Thursday, 12 August 2010

“View of Bonnières” – Paul Cezanne


Why am I posting this painting? Because I was fascinated by a discussion of it in one of Bernard Levin's columns I was re-reading.

_Quote The problem of Cezanne, which we who only want to feast on his pictures can happily leave to the experts, is how to classify him. To start with, was he an Impressionist at all? He said himself that his aim was ‘To make of Impressionism something solid and durable. . .‘, which suggests that he was not altogether at home in a world where everything dissolves, and if he was the true precursor of Cubism, that would further distance him from the ‘true’ Impressionists, though his Cubism was all his own, and it didn’t last long anyway.

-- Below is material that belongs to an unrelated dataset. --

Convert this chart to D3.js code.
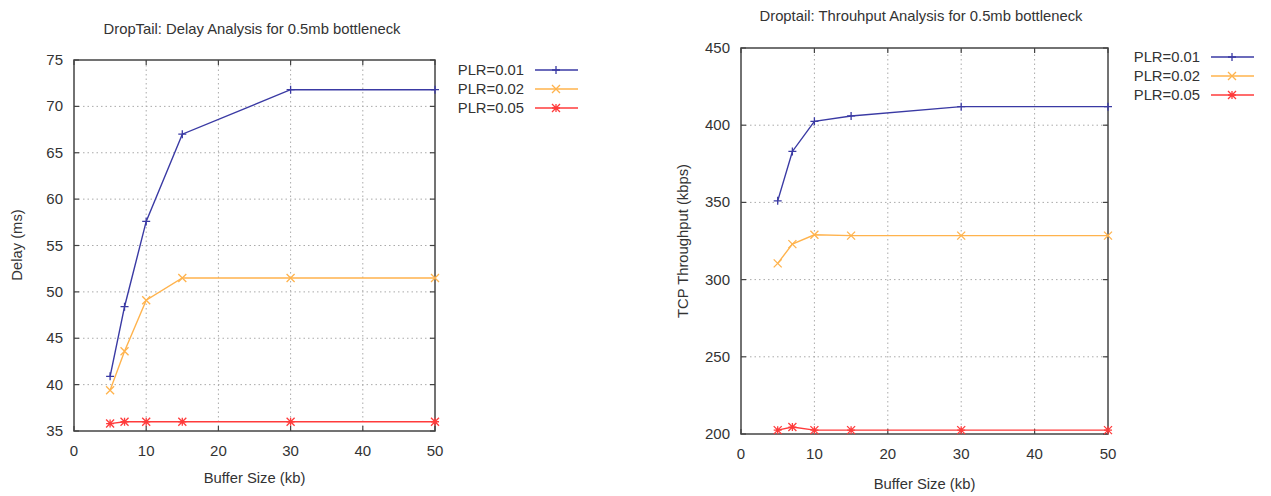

A fig for all this taxonomy; go to the Academy and stand in front of No. 17, ‘View of Bonnières’. Better still, get yourself a camp-stool and sit in front of it. If you stay there long enough you will see the picture change before your eyes, first becoming Impressionist, and then sliding imperceptibly into Cubist. What you are watching through these metamorphoses is Cezanne becoming Cezanne — no, Cezanne making himself Cezanne, wrenching his genius apart to see how it works and how it can be put back together and remade.
Click on the pick to enlarge, and then spend some time in front of it on your camp-stool. Can you see it?

1 comment:

  1. I always think of Cezanne as post-impressionist with cubistic tendencies that drift into expressionism.

    A pre-expressionist?

    I love his work and I LOVE expressionism and I always associate Cezanne with early expressionism.